Could the lines from the start of the data through the line with "(title) at (1740,154)" be set down exactly, with no pictures among them?
=== DATA SEGMENT ===
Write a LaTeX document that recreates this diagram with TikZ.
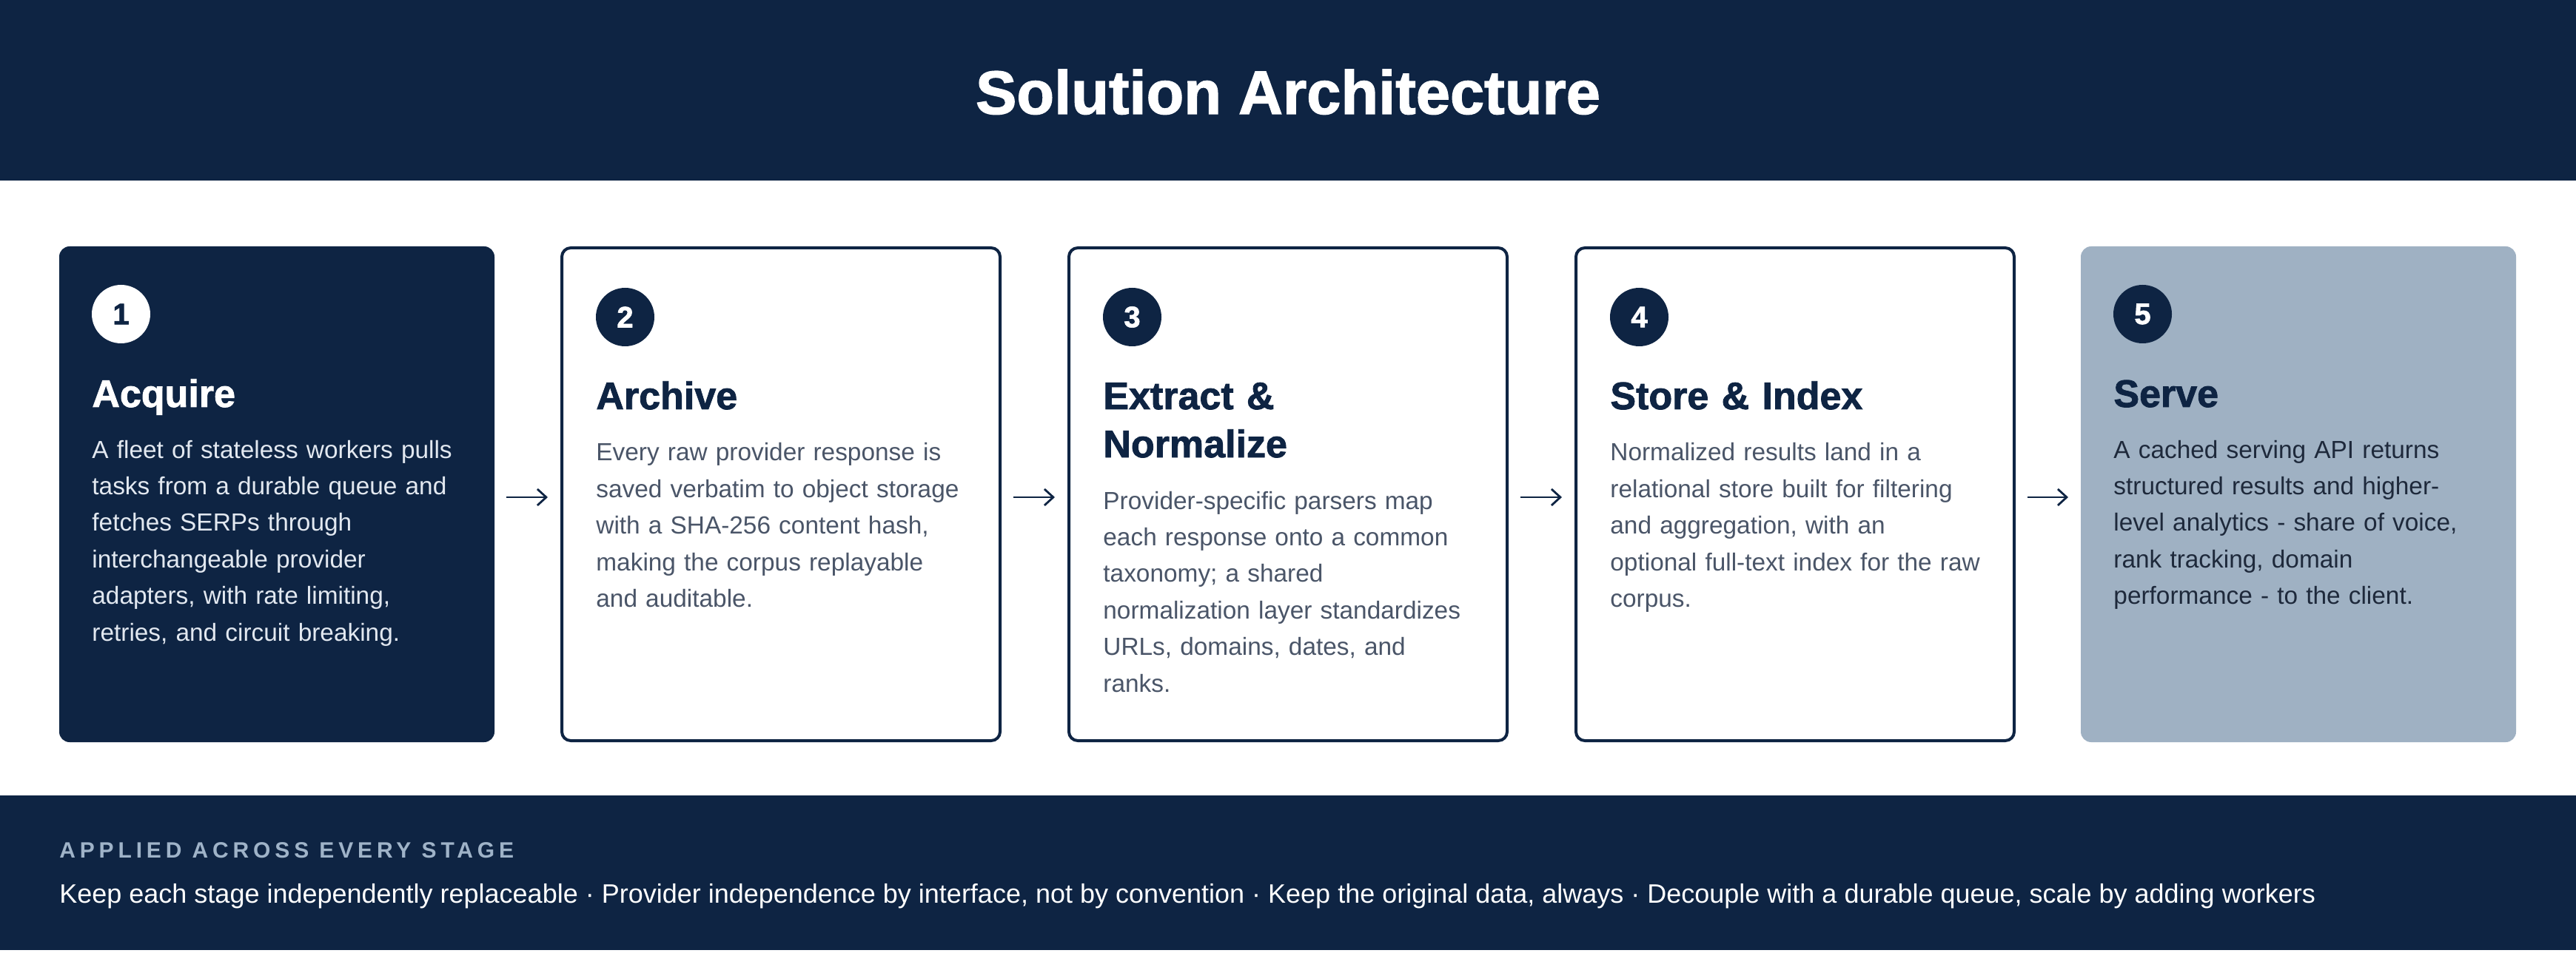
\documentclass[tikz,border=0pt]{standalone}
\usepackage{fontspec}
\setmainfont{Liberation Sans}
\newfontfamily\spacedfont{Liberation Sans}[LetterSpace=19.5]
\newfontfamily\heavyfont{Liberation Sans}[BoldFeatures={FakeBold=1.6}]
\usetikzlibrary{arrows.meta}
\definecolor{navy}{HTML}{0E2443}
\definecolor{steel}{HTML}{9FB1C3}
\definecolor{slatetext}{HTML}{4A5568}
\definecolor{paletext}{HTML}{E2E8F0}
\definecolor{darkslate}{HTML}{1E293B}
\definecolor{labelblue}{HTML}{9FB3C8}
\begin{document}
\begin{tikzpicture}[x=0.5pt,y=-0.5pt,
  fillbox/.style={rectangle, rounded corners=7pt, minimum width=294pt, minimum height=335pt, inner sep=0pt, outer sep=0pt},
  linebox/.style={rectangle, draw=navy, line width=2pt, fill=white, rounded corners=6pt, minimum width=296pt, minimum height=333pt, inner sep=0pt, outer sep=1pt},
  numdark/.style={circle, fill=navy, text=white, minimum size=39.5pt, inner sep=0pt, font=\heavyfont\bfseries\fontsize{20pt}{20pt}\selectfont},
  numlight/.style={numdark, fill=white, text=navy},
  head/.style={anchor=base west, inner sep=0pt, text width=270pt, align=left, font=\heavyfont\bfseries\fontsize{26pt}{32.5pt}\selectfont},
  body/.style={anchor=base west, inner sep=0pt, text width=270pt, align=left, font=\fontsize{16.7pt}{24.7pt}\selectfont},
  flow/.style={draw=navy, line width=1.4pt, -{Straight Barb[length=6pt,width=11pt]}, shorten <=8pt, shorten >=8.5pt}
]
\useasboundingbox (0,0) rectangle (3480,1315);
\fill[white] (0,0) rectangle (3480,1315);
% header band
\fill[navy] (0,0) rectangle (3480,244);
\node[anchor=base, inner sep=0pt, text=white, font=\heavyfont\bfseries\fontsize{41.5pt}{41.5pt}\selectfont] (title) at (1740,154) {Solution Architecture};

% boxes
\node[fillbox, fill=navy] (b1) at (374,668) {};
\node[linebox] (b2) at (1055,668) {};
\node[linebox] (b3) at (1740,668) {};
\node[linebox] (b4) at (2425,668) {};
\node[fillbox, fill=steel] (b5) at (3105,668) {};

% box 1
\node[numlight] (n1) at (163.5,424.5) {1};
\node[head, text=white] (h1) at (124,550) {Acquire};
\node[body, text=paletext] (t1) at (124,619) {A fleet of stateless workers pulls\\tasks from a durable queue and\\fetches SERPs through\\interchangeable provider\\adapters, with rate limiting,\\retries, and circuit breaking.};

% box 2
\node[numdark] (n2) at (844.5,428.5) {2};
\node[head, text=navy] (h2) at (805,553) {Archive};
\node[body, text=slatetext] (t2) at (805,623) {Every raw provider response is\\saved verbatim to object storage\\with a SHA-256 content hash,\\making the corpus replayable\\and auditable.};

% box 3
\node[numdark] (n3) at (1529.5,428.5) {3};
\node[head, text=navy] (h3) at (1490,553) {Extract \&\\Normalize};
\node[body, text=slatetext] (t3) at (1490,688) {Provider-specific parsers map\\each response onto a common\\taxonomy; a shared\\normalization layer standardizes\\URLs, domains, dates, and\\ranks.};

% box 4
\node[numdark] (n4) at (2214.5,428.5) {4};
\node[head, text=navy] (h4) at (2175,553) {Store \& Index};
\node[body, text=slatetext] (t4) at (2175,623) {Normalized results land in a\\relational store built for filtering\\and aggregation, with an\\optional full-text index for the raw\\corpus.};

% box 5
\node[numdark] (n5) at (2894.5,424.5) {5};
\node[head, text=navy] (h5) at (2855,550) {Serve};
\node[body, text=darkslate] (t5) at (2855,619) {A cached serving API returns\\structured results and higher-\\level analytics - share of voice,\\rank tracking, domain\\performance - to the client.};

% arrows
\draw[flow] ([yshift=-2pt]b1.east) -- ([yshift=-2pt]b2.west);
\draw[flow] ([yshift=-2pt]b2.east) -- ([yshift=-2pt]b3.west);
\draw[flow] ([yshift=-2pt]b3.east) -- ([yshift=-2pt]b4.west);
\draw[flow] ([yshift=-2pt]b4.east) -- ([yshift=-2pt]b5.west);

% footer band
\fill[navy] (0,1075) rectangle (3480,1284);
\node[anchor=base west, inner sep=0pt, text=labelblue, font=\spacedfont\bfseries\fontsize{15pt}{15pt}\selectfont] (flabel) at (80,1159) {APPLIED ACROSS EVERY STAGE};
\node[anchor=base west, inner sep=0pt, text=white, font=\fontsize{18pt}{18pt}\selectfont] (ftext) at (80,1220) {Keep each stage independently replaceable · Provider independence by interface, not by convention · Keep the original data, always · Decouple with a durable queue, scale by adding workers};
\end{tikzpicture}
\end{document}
===
**RESULT BELOW**.
Write a LaTeX document that recreates this diagram with TikZ.
\documentclass[tikz,border=0pt]{standalone}
\usepackage{fontspec}
\setmainfont{Liberation Sans}
\newfontfamily\spacedfont{Liberation Sans}[LetterSpace=19.5]
\newfontfamily\heavyfont{Liberation Sans}[BoldFeatures={FakeBold=1.6}]
\usetikzlibrary{arrows.meta}
\definecolor{navy}{HTML}{0E2443}
\definecolor{steel}{HTML}{9FB1C3}
\definecolor{slatetext}{HTML}{4A5568}
\definecolor{paletext}{HTML}{E2E8F0}
\definecolor{darkslate}{HTML}{1E293B}
\definecolor{labelblue}{HTML}{9FB3C8}
\begin{document}
\begin{tikzpicture}[x=0.5pt,y=-0.5pt,
  fillbox/.style={rectangle, rounded corners=7pt, minimum width=294pt, minimum height=335pt, inner sep=0pt, outer sep=0pt},
  linebox/.style={rectangle, draw=navy, line width=2pt, fill=white, rounded corners=6pt, minimum width=296pt, minimum height=333pt, inner sep=0pt, outer sep=1pt},
  numdark/.style={circle, fill=navy, text=white, minimum size=39.5pt, inner sep=0pt, font=\heavyfont\bfseries\fontsize{20pt}{20pt}\selectfont},
  numlight/.style={numdark, fill=white, text=navy},
  head/.style={anchor=base west, inner sep=0pt, text width=270pt, align=left, font=\heavyfont\bfseries\fontsize{26pt}{32.5pt}\selectfont},
  body/.style={anchor=base west, inner sep=0pt, text width=270pt, align=left, font=\fontsize{16.7pt}{24.7pt}\selectfont},
  flow/.style={draw=navy, line width=1.4pt, -{Straight Barb[length=6pt,width=11pt]}, shorten <=8pt, shorten >=8.5pt}
]
\useasboundingbox (0,0) rectangle (3480,1315);
\fill[white] (0,0) rectangle (3480,1315);
% header band
\fill[navy] (0,0) rectangle (3480,244);
\node[anchor=base, inner sep=0pt, text=white, font=\heavyfont\bfseries\fontsize{41.5pt}{41.5pt}\selectfont] (title) at (1740,154) {Solution Architecture};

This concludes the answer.